Challenge – Reproduce the listing below without changes, except that pictures are left out.

►

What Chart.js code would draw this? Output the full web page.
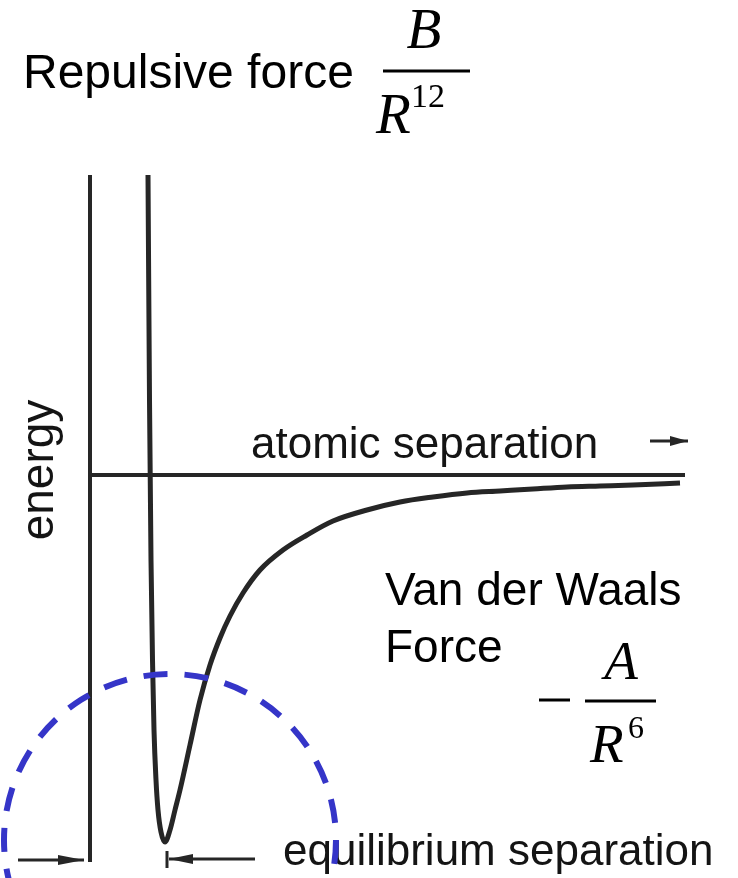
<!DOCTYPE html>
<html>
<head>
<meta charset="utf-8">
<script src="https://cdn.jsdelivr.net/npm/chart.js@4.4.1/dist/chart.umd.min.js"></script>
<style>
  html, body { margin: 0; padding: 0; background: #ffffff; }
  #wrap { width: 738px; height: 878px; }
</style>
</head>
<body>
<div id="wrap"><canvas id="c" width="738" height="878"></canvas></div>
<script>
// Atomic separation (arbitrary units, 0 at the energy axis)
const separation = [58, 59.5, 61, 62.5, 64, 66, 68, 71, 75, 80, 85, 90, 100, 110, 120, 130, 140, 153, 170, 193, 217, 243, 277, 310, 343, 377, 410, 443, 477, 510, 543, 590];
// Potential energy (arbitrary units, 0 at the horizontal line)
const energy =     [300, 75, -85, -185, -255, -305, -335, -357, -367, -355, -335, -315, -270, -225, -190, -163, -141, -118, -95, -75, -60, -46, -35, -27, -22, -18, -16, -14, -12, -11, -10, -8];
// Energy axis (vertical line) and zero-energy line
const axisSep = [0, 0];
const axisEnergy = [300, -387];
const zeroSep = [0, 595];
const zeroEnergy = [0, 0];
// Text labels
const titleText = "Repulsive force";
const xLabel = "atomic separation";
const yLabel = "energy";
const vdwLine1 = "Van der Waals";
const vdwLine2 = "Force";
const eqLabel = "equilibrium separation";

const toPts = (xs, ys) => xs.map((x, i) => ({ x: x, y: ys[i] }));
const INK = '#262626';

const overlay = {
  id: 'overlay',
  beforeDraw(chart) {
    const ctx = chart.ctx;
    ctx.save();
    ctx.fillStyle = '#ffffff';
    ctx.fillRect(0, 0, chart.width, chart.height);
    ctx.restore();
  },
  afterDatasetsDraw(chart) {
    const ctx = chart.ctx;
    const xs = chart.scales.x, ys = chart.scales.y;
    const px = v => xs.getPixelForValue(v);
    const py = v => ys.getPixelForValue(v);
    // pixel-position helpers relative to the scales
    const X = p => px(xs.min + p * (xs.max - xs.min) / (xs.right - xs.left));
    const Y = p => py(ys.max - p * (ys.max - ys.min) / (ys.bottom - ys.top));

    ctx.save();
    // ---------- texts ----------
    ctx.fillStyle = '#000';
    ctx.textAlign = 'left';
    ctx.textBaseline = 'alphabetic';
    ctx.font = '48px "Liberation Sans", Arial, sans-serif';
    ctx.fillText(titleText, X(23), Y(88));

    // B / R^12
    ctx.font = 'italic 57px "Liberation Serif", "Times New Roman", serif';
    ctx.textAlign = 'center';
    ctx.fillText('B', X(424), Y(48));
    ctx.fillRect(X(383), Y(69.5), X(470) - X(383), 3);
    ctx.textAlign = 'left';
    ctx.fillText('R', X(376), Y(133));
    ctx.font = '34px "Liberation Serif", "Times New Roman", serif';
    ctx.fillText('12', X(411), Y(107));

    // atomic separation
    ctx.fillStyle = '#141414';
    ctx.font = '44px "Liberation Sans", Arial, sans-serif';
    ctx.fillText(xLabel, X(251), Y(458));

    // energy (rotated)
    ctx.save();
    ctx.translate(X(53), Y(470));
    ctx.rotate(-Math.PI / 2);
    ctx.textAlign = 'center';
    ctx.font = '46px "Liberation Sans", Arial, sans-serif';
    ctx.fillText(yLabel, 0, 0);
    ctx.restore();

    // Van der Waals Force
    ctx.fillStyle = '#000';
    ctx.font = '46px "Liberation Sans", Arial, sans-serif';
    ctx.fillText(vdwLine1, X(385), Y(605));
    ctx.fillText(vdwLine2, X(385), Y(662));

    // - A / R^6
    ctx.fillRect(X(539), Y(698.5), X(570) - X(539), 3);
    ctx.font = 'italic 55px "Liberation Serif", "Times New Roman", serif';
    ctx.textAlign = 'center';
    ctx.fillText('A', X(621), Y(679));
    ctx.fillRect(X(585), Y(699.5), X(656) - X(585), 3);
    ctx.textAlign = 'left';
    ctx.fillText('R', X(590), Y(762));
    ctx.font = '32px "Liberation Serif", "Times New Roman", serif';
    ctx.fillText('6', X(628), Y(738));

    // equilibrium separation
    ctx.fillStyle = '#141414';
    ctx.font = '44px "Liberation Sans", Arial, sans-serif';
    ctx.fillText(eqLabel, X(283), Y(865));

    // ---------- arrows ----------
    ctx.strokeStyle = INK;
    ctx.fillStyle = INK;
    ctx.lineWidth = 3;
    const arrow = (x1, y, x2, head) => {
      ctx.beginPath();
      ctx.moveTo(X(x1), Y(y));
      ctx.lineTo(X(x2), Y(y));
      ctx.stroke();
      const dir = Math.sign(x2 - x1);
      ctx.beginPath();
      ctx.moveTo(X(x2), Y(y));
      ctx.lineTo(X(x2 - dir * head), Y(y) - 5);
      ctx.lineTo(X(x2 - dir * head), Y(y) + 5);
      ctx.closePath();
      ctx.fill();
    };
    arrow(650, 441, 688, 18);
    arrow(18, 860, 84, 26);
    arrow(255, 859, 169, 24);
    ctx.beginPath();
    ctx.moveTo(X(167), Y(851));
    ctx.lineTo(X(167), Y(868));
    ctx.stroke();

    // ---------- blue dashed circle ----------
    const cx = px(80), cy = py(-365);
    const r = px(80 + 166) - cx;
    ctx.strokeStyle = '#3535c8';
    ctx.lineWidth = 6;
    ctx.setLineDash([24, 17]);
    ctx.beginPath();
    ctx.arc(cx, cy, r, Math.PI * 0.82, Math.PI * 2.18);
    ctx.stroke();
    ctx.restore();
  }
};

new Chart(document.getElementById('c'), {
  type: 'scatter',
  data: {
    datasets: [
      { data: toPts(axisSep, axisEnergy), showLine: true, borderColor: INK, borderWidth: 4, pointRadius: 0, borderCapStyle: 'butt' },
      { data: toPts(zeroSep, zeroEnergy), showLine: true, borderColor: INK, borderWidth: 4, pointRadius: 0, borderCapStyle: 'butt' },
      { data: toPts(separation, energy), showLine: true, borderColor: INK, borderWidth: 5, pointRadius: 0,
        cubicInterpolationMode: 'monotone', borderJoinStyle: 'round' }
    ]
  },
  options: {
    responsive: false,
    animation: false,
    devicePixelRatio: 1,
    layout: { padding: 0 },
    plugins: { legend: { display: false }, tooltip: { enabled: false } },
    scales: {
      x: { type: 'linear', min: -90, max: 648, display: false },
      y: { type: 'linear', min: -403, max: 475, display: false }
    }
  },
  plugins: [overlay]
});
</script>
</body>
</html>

◄

Reply to the task –
What Chart.js code would draw this? Output the full web page.
<!DOCTYPE html>
<html>
<head>
<meta charset="utf-8">
<script src="https://cdn.jsdelivr.net/npm/chart.js@4.4.1/dist/chart.umd.min.js"></script>
<style>
  html, body { margin: 0; padding: 0; background: #ffffff; }
  #wrap { width: 738px; height: 878px; }
</style>
</head>
<body>
<div id="wrap"><canvas id="c" width="738" height="878"></canvas></div>
<script>
// Atomic separation (arbitrary units, 0 at the energy axis)
const separation = [58, 59.5, 61, 62.5, 64, 66, 68, 71, 75, 80, 85, 90, 100, 110, 120, 130, 140, 153, 170, 193, 217, 243, 277, 310, 343, 377, 410, 443, 477, 510, 543, 590];
// Potential energy (arbitrary units, 0 at the horizontal line)
const energy =     [300, 75, -85, -185, -255, -305, -335, -357, -367, -355, -335, -315, -270, -225, -190, -163, -141, -118, -95, -75, -60, -46, -35, -27, -22, -18, -16, -14, -12, -11, -10, -8];
// Energy axis (vertical line) and zero-energy line
const axisSep = [0, 0];
const axisEnergy = [300, -387];
const zeroSep = [0, 595];
const zeroEnergy = [0, 0];
// Text labels
const titleText = "Repulsive force";
const xLabel = "atomic separation";
const yLabel = "energy";
const vdwLine1 = "Van der Waals";
const vdwLine2 = "Force";
const eqLabel = "equilibrium separation";

const toPts = (xs, ys) => xs.map((x, i) => ({ x: x, y: ys[i] }));
const INK = '#262626';

const overlay = {
  id: 'overlay',
  beforeDraw(chart) {
    const ctx = chart.ctx;
    ctx.save();
    ctx.fillStyle = '#ffffff';
    ctx.fillRect(0, 0, chart.width, chart.height);
    ctx.restore();
  },
  afterDatasetsDraw(chart) {
    const ctx = chart.ctx;
    const xs = chart.scales.x, ys = chart.scales.y;
    const px = v => xs.getPixelForValue(v);
    const py = v => ys.getPixelForValue(v);
    // pixel-position helpers relative to the scales
    const X = p => px(xs.min + p * (xs.max - xs.min) / (xs.right - xs.left));
    const Y = p => py(ys.max - p * (ys.max - ys.min) / (ys.bottom - ys.top));

    ctx.save();
    // ---------- texts ----------
    ctx.fillStyle = '#000';
    ctx.textAlign = 'left';
    ctx.textBaseline = 'alphabetic';
    ctx.font = '48px "Liberation Sans", Arial, sans-serif';
    ctx.fillText(titleText, X(23), Y(88));

    // B / R^12
    ctx.font = 'italic 57px "Liberation Serif", "Times New Roman", serif';
    ctx.textAlign = 'center';
    ctx.fillText('B', X(424), Y(48));
    ctx.fillRect(X(383), Y(69.5), X(470) - X(383), 3);
    ctx.textAlign = 'left';
    ctx.fillText('R', X(376), Y(133));
    ctx.font = '34px "Liberation Serif", "Times New Roman", serif';
    ctx.fillText('12', X(411), Y(107));

    // atomic separation
    ctx.fillStyle = '#141414';
    ctx.font = '44px "Liberation Sans", Arial, sans-serif';
    ctx.fillText(xLabel, X(251), Y(458));

    // energy (rotated)
    ctx.save();
    ctx.translate(X(53), Y(470));
    ctx.rotate(-Math.PI / 2);
    ctx.textAlign = 'center';
    ctx.font = '46px "Liberation Sans", Arial, sans-serif';
    ctx.fillText(yLabel, 0, 0);
    ctx.restore();

    // Van der Waals Force
    ctx.fillStyle = '#000';
    ctx.font = '46px "Liberation Sans", Arial, sans-serif';
    ctx.fillText(vdwLine1, X(385), Y(605));
    ctx.fillText(vdwLine2, X(385), Y(662));

    // - A / R^6
    ctx.fillRect(X(539), Y(698.5), X(570) - X(539), 3);
    ctx.font = 'italic 55px "Liberation Serif", "Times New Roman", serif';
    ctx.textAlign = 'center';
    ctx.fillText('A', X(621), Y(679));
    ctx.fillRect(X(585), Y(699.5), X(656) - X(585), 3);
    ctx.textAlign = 'left';
    ctx.fillText('R', X(590), Y(762));
    ctx.font = '32px "Liberation Serif", "Times New Roman", serif';
    ctx.fillText('6', X(628), Y(738));

    // equilibrium separation
    ctx.fillStyle = '#141414';
    ctx.font = '44px "Liberation Sans", Arial, sans-serif';
    ctx.fillText(eqLabel, X(283), Y(865));

    // ---------- arrows ----------
    ctx.strokeStyle = INK;
    ctx.fillStyle = INK;
    ctx.lineWidth = 3;
    const arrow = (x1, y, x2, head) => {
      ctx.beginPath();
      ctx.moveTo(X(x1), Y(y));
      ctx.lineTo(X(x2), Y(y));
      ctx.stroke();
      const dir = Math.sign(x2 - x1);
      ctx.beginPath();
      ctx.moveTo(X(x2), Y(y));
      ctx.lineTo(X(x2 - dir * head), Y(y) - 5);
      ctx.lineTo(X(x2 - dir * head), Y(y) + 5);
      ctx.closePath();
      ctx.fill();
    };
    arrow(650, 441, 688, 18);
    arrow(18, 860, 84, 26);
    arrow(255, 859, 169, 24);
    ctx.beginPath();
    ctx.moveTo(X(167), Y(851));
    ctx.lineTo(X(167), Y(868));
    ctx.stroke();

    // ---------- blue dashed circle ----------
    const cx = px(80), cy = py(-365);
    const r = px(80 + 166) - cx;
    ctx.strokeStyle = '#3535c8';
    ctx.lineWidth = 6;
    ctx.setLineDash([24, 17]);
    ctx.beginPath();
    ctx.arc(cx, cy, r, Math.PI * 0.82, Math.PI * 2.18);
    ctx.stroke();
    ctx.restore();
  }
};

new Chart(document.getElementById('c'), {
  type: 'scatter',
  data: {
    datasets: [
      { data: toPts(axisSep, axisEnergy), showLine: true, borderColor: INK, borderWidth: 4, pointRadius: 0, borderCapStyle: 'butt' },
      { data: toPts(zeroSep, zeroEnergy), showLine: true, borderColor: INK, borderWidth: 4, pointRadius: 0, borderCapStyle: 'butt' },
      { data: toPts(separation, energy), showLine: true, borderColor: INK, borderWidth: 5, pointRadius: 0,
        cubicInterpolationMode: 'monotone', borderJoinStyle: 'round' }
    ]
  },
  options: {
    responsive: false,
    animation: false,
    devicePixelRatio: 1,
    layout: { padding: 0 },
    plugins: { legend: { display: false }, tooltip: { enabled: false } },
    scales: {
      x: { type: 'linear', min: -90, max: 648, display: false },
      y: { type: 'linear', min: -403, max: 475, display: false }
    }
  },
  plugins: [overlay]
});
</script>
</body>
</html>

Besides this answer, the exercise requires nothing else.